Bob Barry, senior vice president of product and market strategy for Connecture, based in Waukesha, Wis., calls giving consumers access to personal health records “an improvement in the healthcare industry.” Connecture focuses on delivering Web-based sales, service, and process automation solutions to the health insurance industry.

“In terms of affecting health insurance issuance, it depends on how often the record is updated,” he explains. “Who has the control; what goes into it and when?”

Barry points out that, “If the person has been diagnosed with a significant condition, but that information hasn’t been entered in the health record yet, and the consumer is shopping for a new health plan, then the carrier cannot solely rely on the health record for assessing the risk.

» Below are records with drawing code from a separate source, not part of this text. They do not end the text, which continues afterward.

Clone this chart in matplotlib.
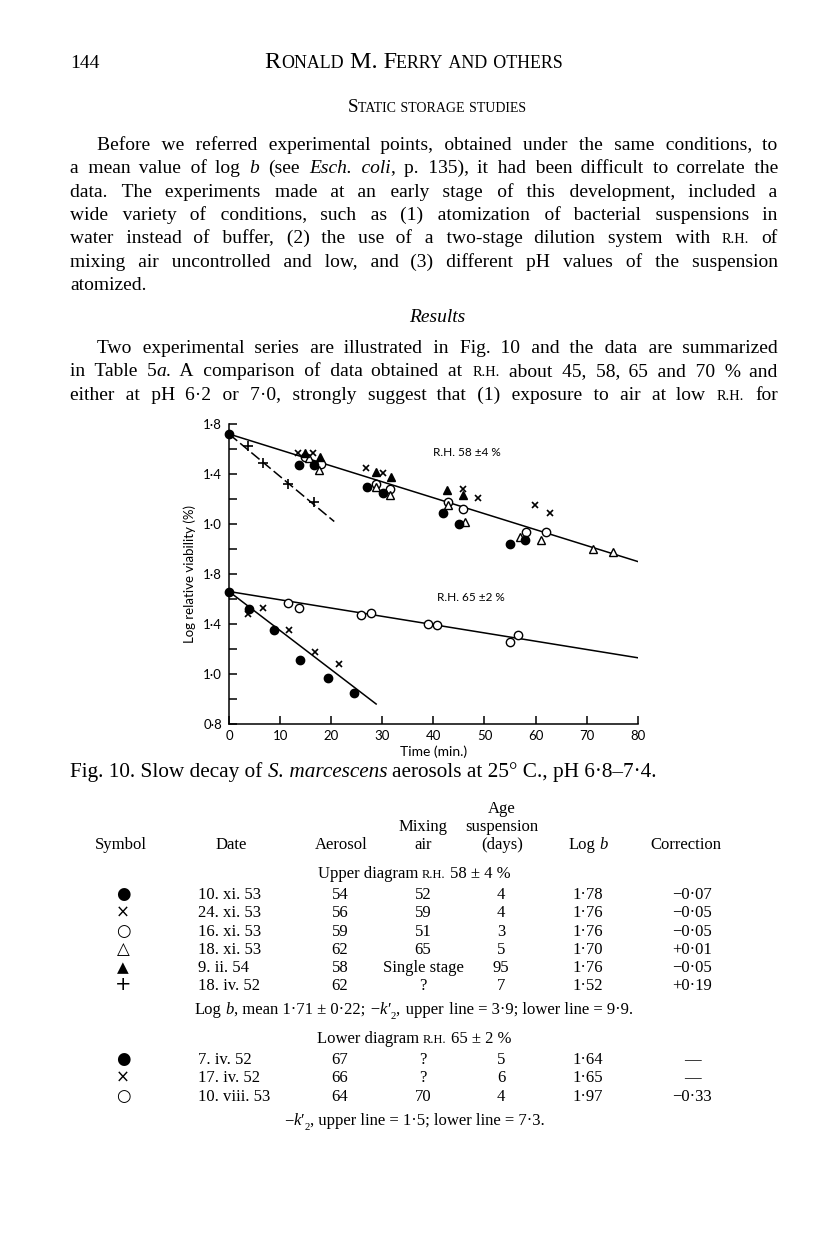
import re
import numpy as np
import matplotlib
matplotlib.use("Agg")
import matplotlib.pyplot as plt

W, H = 816, 1245
SERIF = ["Liberation Serif", "DejaVu Serif"]
SANS = ["Lato", "DejaVu Sans"]
SYM = ["DejaVu Sans"]
HAIR = "\u200a"

# ---- Fig. 10 data (log relative viability vs time, min) ----
UPPER_SHIFT = 1.2  # upper diagram sits above the lower one on a shared axis

up_dot_t = [0, 13.7, 16.7, 27.0, 30.1, 41.8, 45.0, 55.1, 58.0]
up_dot_v = [1.72, 1.47, 1.47, 1.30, 1.25, 1.09, 1.00, 0.84, 0.87]
up_x_t = [13.6, 16.5, 26.9, 30.1, 45.8, 48.8, 59.9, 62.9]
up_x_v = [1.57, 1.57, 1.45, 1.41, 1.28, 1.21, 1.15, 1.09]
up_circ_t = [14.8, 18.0, 28.8, 31.6, 42.9, 45.9, 58.2, 62.1]
up_circ_v = [1.54, 1.48, 1.32, 1.28, 1.18, 1.12, 0.94, 0.94]
up_tri_t = [15.7, 17.7, 28.8, 31.6, 42.9, 46.1, 56.9, 61.0, 71.2, 75.2]
up_tri_v = [1.53, 1.43, 1.30, 1.23, 1.15, 1.02, 0.90, 0.87, 0.80, 0.78]
up_ftri_t = [14.8, 17.8, 28.8, 31.8, 42.7, 45.8]
up_ftri_v = [1.57, 1.54, 1.42, 1.38, 1.27, 1.23]
up_plus_t = [3.8, 6.6, 11.5, 16.7]
up_plus_v = [1.62, 1.49, 1.32, 1.18]
up_line_t, up_line_v = [0, 80], [1.72, 0.70]
up_dash_t, up_dash_v = [0, 20.6], [1.72, 1.02]

lo_dot_t = [0, 3.9, 8.9, 13.9, 19.3, 24.4]
lo_dot_v = [1.66, 1.52, 1.35, 1.11, 0.97, 0.85]
lo_x_t = [3.8, 6.7, 11.8, 16.9, 21.6]
lo_x_v = [1.48, 1.53, 1.35, 1.18, 1.08]
lo_circ_t = [11.5, 13.7, 25.8, 27.8, 38.9, 40.8, 55.0, 56.6]
lo_circ_v = [1.57, 1.53, 1.47, 1.49, 1.40, 1.39, 1.26, 1.31]
lo_line_t, lo_line_v = [0, 80], [1.66, 1.13]
lo_steep_t, lo_steep_v = [0, 28.8], [1.66, 0.76]

XTICKS = [0, 10, 20, 30, 40, 50, 60, 70, 80]
YTICKS = [0.6, 1.0, 1.4, 1.8, 2.2, 2.6, 3.0]
YTICK_LABELS = ["0·8", "1·0", "1·4", "1·8", "1·0", "1·4", "1·8"]
YMINOR = [0.8, 1.2, 1.6, 2.0, 2.4, 2.8]

# ---- page text ----
PARA1 = [
    "Before we referred experimental points, obtained under the same conditions, to",
    "a mean value of log *b* (see *Esch.* *coli*, p. 135), it had been difficult to correlate the",
    "data. The experiments made at an early stage of this development, included a",
    "wide variety of conditions, such as (1) atomization of bacterial suspensions in",
    "water instead of buffer, (2) the use of a two-stage dilution system with ~r.h.~ of",
    "mixing air uncontrolled and low, and (3) different pH values of the suspension",
    "atomized.",
]
PARA2 = [
    "Two experimental series are illustrated in Fig. 10 and the data are summarized",
    "in Table 5*a*. A comparison of data obtained at ~r.h.~ about 45, 58, 65 and 70 % and",
    "either at pH 6·2 or 7·0, strongly suggest that (1) exposure to air at low ~r.h.~ for",
]

symbols_up = ["●", "×", "○", "△", "▲", "+"]
dates_up = ["10. xi. 53", "24. xi. 53", "16. xi. 53", "18. xi. 53", "9. ii. 54", "18. iv. 52"]
aerosol_up = ["54", "56", "59", "62", "58", "62"]
mixing_up = ["52", "59", "51", "65", "Single stage", "?"]
age_up = ["4", "4", "3", "5", "95", "7"]
logb_up = ["1·78", "1·76", "1·76", "1·70", "1·76", "1·52"]
corr_up = ["−0·07", "−0·05", "−0·05", "+0·01", "−0·05", "+0·19"]

symbols_lo = ["●", "×", "○"]
dates_lo = ["7. iv. 52", "17. iv. 52", "10. viii. 53"]
aerosol_lo = ["67", "66", "64"]
mixing_lo = ["?", "?", "70"]
age_lo = ["5", "6", "4"]
logb_lo = ["1·64", "1·65", "1·97"]
corr_lo = ["—", "—", "−0·33"]

fig = plt.figure(figsize=(W / 100, H / 100), dpi=100)
fig.patch.set_facecolor("white")
rend = fig.canvas.get_renderer()
_cache = {}


def fx(x):
    return x / W


def fy(y):
    return 1 - y / H


def measure(s, size, style="normal", family=SERIF):
    key = (s, size, style, tuple(family))
    if key not in _cache:
        t = fig.text(0, 0, s, fontsize=size, style=style, family=family)
        _cache[key] = t.get_window_extent(rend).width
        t.remove()
    return _cache[key]


def space_w(size, style="normal", family=SERIF):
    return measure("n n", size, style, family) - measure("nn", size, style, family)


def parse(tok, size):
    out = []
    for part in re.split(r"(\*[^*]+\*|~[^~]+~|_[^_]+_)", tok):
        if not part:
            continue
        if part[0] == "*" and len(part) > 1:
            out.append((part[1:-1], size, "italic", 0))
        elif part[0] == "~" and len(part) > 1:
            out.append((part[1:-1].upper(), size * 0.74, "normal", 0))
        elif part[0] == "_" and len(part) > 1:
            out.append((part[1:-1], size * 0.65, "normal", size * 0.4))
        else:
            out.append((part, size, "normal", 0))
    return out


def gap_string(run, seg, target, sz, st, family, g):
    # choose spaces + hair spaces so the next word lands near its target
    sp = space_w(sz, st, family)
    hair = max(measure("n" + HAIR + "n", sz, st, family) - measure("nn", sz, st, family), 0.5)
    best, err = " ", 1e9
    for n in (0, 1, 2, 3):
        m0 = int(round((g - n * sp) / hair))
        for m in (m0 - 1, m0, m0 + 1):
            if m < 0 or n + m == 0:
                continue
            gs = " " * n + HAIR * m
            e = abs(measure(run + gs + seg, sz, st, family) - target)
            if e < err:
                best, err = gs, e
    return best


def line(s, y, size, x=70, x1=None, ha="left", family=SERIF, fit=None):
    toks = s.split(" ")
    if fit:
        nat = sum(sum(measure(*sg[:3], family) for sg in parse(t, size)) for t in toks)
        nat += space_w(size, "normal", family) * (len(toks) - 1)
        size = size * fit / nat
    words = [parse(t, size) for t in toks]
    ww = [sum(measure(txt, sz, st, family) for txt, sz, st, dy in w) for w in words]
    total = sum(ww)
    if x1 is not None and len(words) > 1:
        g = (x1 - x - total) / (len(words) - 1)
        start = x
    else:
        g = space_w(size, "normal", family)
        full = total + g * (len(words) - 1)
        start = {"left": x, "center": x - full / 2, "right": x - full}[ha]
    runs = []  # [x0, text, size, style, dy]
    cur = start
    for i, w in enumerate(words):
        for k, (txt, sz, st, dy) in enumerate(w):
            same = runs and runs[-1][2:] == [sz, st, dy]
            if k == 0 and i > 0:
                if same:
                    r = runs[-1]
                    target = cur - r[0] + measure(txt, sz, st, family)
                    r[1] += gap_string(r[1], txt, target, sz, st, family, g) + txt
                else:
                    runs.append([cur, txt, sz, st, dy])
            elif k == 0:
                runs.append([cur, txt, sz, st, dy])
            else:
                if same:
                    runs[-1][1] += txt
                else:
                    r = runs[-1]
                    runs.append([r[0] + measure(r[1], r[2], r[3], family), txt, sz, st, dy])
        cur += ww[i] + g
    for x0, txt, sz, st, dy in runs:
        fig.text(fx(x0), fy(y + dy), txt, fontsize=sz, style=st, family=family, va="baseline")


# ---- header and body ----
line("144", 68, 14, x=70)
line("R~onald~ M. F~erry~ ~and~ ~others~", 68, 14, x=414, ha="center", fit=298)
line("S~tatic~ ~storage~ ~studies~", 112, 12, x=437, ha="center", fit=180)

BODY = 14
y = 150
for i, s in enumerate(PARA1):
    last = i == len(PARA1) - 1
    line(s, y, BODY, x=97 if i == 0 else 70, x1=None if last else 778)
    y += 23.3

line("*Results*", 322, BODY, x=437, ha="center")

y = 353
for i, s in enumerate(PARA2):
    line(s, y, BODY, x=97 if i == 0 else 70, x1=778)
    y += 23.5

line("Fig. 10. Slow decay of *S.* *marcescens* aerosols at 25° C., pH 6·8–7·4.", 777, 12, x=70, fit=587)

# ---- chart ----
ax = fig.add_axes([fx(229), fy(724), (637.7 - 229) / W, 300 / H])
ax.patch.set_alpha(0)
ax.set_xlim(0, 80)
ax.set_ylim(0.6, 3.0)
for side in ("top", "right"):
    ax.spines[side].set_visible(False)
for side in ("left", "bottom"):
    ax.spines[side].set_linewidth(1.1)

up = lambda v: np.array(v) + UPPER_SHIFT
lw = 1.1
ax.plot(up_line_t, up(up_line_v), color="black", lw=lw, zorder=2)
ax.plot(up_dash_t, up(up_dash_v), color="black", lw=lw, ls=(0, (7, 2.5)), zorder=2)
ax.plot(lo_line_t, lo_line_v, color="black", lw=lw, zorder=2)
ax.plot(lo_steep_t, lo_steep_v, color="black", lw=lw, zorder=2)


def pts(t, v, marker, filled, ms=6, mew=1.0):
    ax.plot(t, v, ls="none", marker=marker, ms=ms, mew=mew,
            mfc="black" if filled else "white", mec="black", clip_on=False, zorder=3)


pts(up_circ_t, up(up_circ_v), "o", False)
pts(up_tri_t, up(up_tri_v), "^", False)
pts(up_ftri_t, up(up_ftri_v), "^", True)
pts(up_dot_t, up(up_dot_v), "o", True)
pts(up_x_t, up(up_x_v), "x", False, ms=4.8, mew=1.2)
pts(up_plus_t, up(up_plus_v), "+", False, ms=6.5, mew=1.2)

pts(lo_circ_t, lo_circ_v, "o", False)
pts(lo_dot_t, lo_dot_v, "o", True)
pts(lo_x_t, lo_x_v, "x", False, ms=4.8, mew=1.2)

ax.text(39.9, 2.77, "R.H. 58 ±4 %", family=SANS, fontsize=8.5, va="center")
ax.text(40.7, 1.61, "R.H. 65 ±2 %", family=SANS, fontsize=8.5, va="center")

ax.set_xticks(XTICKS)
ax.set_yticks(YTICKS)
ax.set_yticklabels(YTICK_LABELS)
ax.set_yticks(YMINOR, minor=True)
ax.tick_params(which="both", direction="in", length=5.5, width=1.1, labelsize=9.5)
ax.tick_params(axis="x", pad=4)
ax.tick_params(axis="y", pad=5)
for lab in ax.get_xticklabels() + ax.get_yticklabels():
    lab.set_family(SANS)
ax.set_xlabel("Time (min.)", family=SANS, fontsize=10, labelpad=3)
ax.set_ylabel("Log relative viability (%)", family=SANS, fontsize=9.5, labelpad=5)

# ---- table ----
TS = 12
COL_SYM, COL_DATE, COL_AER, COL_MIX, COL_AGE, COL_LOGB, COL_CORR = 123, 198, 340, 423, 501, 588, 692

line("Age", 813, TS, x=502, ha="center")
line("Mixing", 831, TS, x=423, ha="center")
line("suspension", 831, TS, x=502, ha="center")
for txt, cx in [("Symbol", 121), ("Date", 231), ("Aerosol", 341), ("air", 423),
                ("(days)", 502), ("Log *b*", 588), ("Correction", 686)]:
    line(txt, 849, TS, x=cx, ha="center")


def rows(y0, syms, dates, aer, mix, age, logb, corr):
    for i in range(len(syms)):
        yy = y0 + i * 18.3
        sz = {"●": 12, "○": 12, "△": 12, "▲": 11, "×": 12, "+": 14}[syms[i]]
        fig.text(fx(COL_SYM), fy(yy), syms[i], family=SYM, fontsize=sz, ha="center", va="baseline")
        line(dates[i], yy, TS, x=COL_DATE)
        line(aer[i], yy, TS, x=COL_AER, ha="center")
        line(mix[i], yy, TS, x=COL_MIX, ha="center")
        line(age[i], yy, TS, x=COL_AGE, ha="center")
        line(logb[i], yy, TS, x=COL_LOGB, ha="center")
        line(corr[i], yy, TS, x=COL_CORR, ha="center")


line("Upper diagram ~r.h.~ 58 ± 4 %", 878, TS, x=414, ha="center")
rows(899, symbols_up, dates_up, aerosol_up, mixing_up, age_up, logb_up, corr_up)
line("Log *b*, mean 1·71 ± 0·22;  −*k*′_2_, upper line = 3·9; lower line = 9·9.", 1014, TS, x=414, ha="center")
line("Lower diagram ~r.h.~ 65 ± 2 %", 1043, TS, x=414, ha="center")
rows(1064, symbols_lo, dates_lo, aerosol_lo, mixing_lo, age_lo, logb_lo, corr_lo)
line("−*k*′_2_, upper line = 1·5; lower line = 7·3.", 1125, TS, x=414, ha="center")

fig.savefig("out.png", dpi=100, facecolor="white")
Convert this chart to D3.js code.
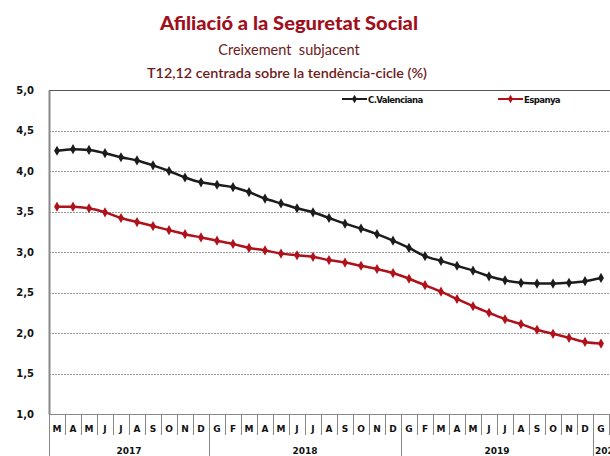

“I’m not sure that there will be tremendous cost savings,” he adds. He points to potential administrative cost savings in the underwriting process, “but really it would be another data access point, much like carriers that utilize pharmaceutical history in the underwriting process today, and I don’t know that the savings will be that significant.”

There may, however, be some savings because the consumer can access his or her own data, thus avoiding calling customer service, says Barry. “Any savings that do result are ultimately passed on to the consumer through reduced rates that are driven by the competitive landscape.”

Is it affordable?

According to Josefowicz, “The real challenge is that small independent doctors–the mass of the provider end of the industry–cannot afford to digitize existing records or to build the infrastructure to create new records electronically.

“This will take some outside funder–like the government or a consortium of carriers–to set up,” he adds.

Barry, however, asserts that providing electronic records for consumer access “shouldn’t be cost-prohibitive, especially if third parties like Google offer personal data records online. The ease of access and the centralization will make it attainable no matter the size of the practice.

“The key,” he continues, “will be the means of appending the data to the record. If electronic interfaces facilitate broad integration, then the costs will be kept in check.”

Indeed, says Weber, “The hard part in this industry is getting all the players to agree on a solution. But I think we’ve reached a tipping point, where there are plenty of benefits on all sides–everyone walks away with something.”

Is it secure?

Weber also cites another potential sticking point, wondering “whether enough insurers will latch on to the convenience [of electronic records] to offset the diehard privacy advocates who say that health information online is simply a bad idea.

“I would argue that electronic records–properly secured–are more secure than paper files floating around,” he says. “But selling that idea is difficult in light of disclosures about breaches of sensitive financial information.”

Securing data is in itself an expense, but according to Weber, these costs “pale in comparison to the inefficiency caused by ink on paper.”

“There are a lot of inexpensive ways to make data secure with password protection, data encryption, etc.,” states Barry. “Data security is not an enormous addition burden to be absorbed by the carrier. The carriers are used to it, and already have the knowledge and means to do it.”